America’s middle class, initially expecting to benefit from “Obamacare,” have been hit the hardest. They are having to fund insurance subsidies for the poor through higher premiums and larger deductibles; paying for the “free lunch” of others while often struggling to pay their themselves.

“What is a surprise to some people are the higher insurance premiums that ordinary, middle class Americans suddenly face so that other ordinary Americans can enjoy lower prices.” (Dorfman, 2013)

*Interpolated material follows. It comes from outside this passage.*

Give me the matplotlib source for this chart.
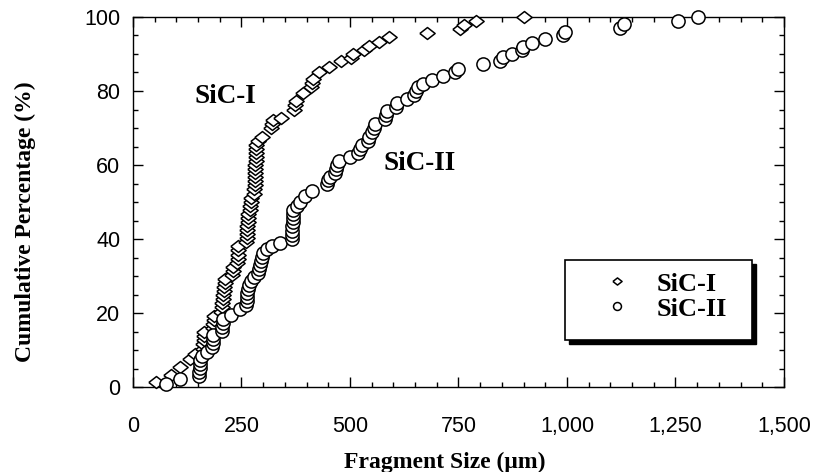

Today, America is still facing the problem of health care inequality. For now, the uninsured for whom the ACA policy was meant for have yet to sign up, while the average American is seeing his health care premium increase while deductibles go up and coverage gets worse. I certainly hope the best is yet to come.

Featured articles:

Dorfman, Jeffrey, “The High Costs of Obamacare Hit Home for the Middle Class,” Forbes. October 31, 2013. Link

Neff, Blake, “Sebelius makes MLK-themed ACA pitch,” The Hill. January 20, 2014. Link

Weaver, Christopher, and Anna Wilde Mathews, “Exchanges see Little Progress on Uninsured,” The Wall Street Journal. January 20, 2014. Link

2 thoughts on “The Inequal State of Healthcare in America

  1. cchegash

    In some sense, the Affordable Care Act is altering the definition of what insurance is and how is operates. Instead of making people who cost more pay more, like other insurance, the ACA seeks to simply expand the pool of total people paying for insurance, and thus is trying to spread the costs over a larger number of people. It remains to be seen if this solution will be effective, especially since the pool of people signed up for new insurance on the exchanges is much older than hoped for.

  2. meethoon

    Poor people gets more benefit and middle class will suffer. However, I see good in this policy. As the law favors poor people they will get the benefit, middle class will find their way out. So I am not too much worried about the ACA. In addition, insurance company will find better solutions that what article told us about this.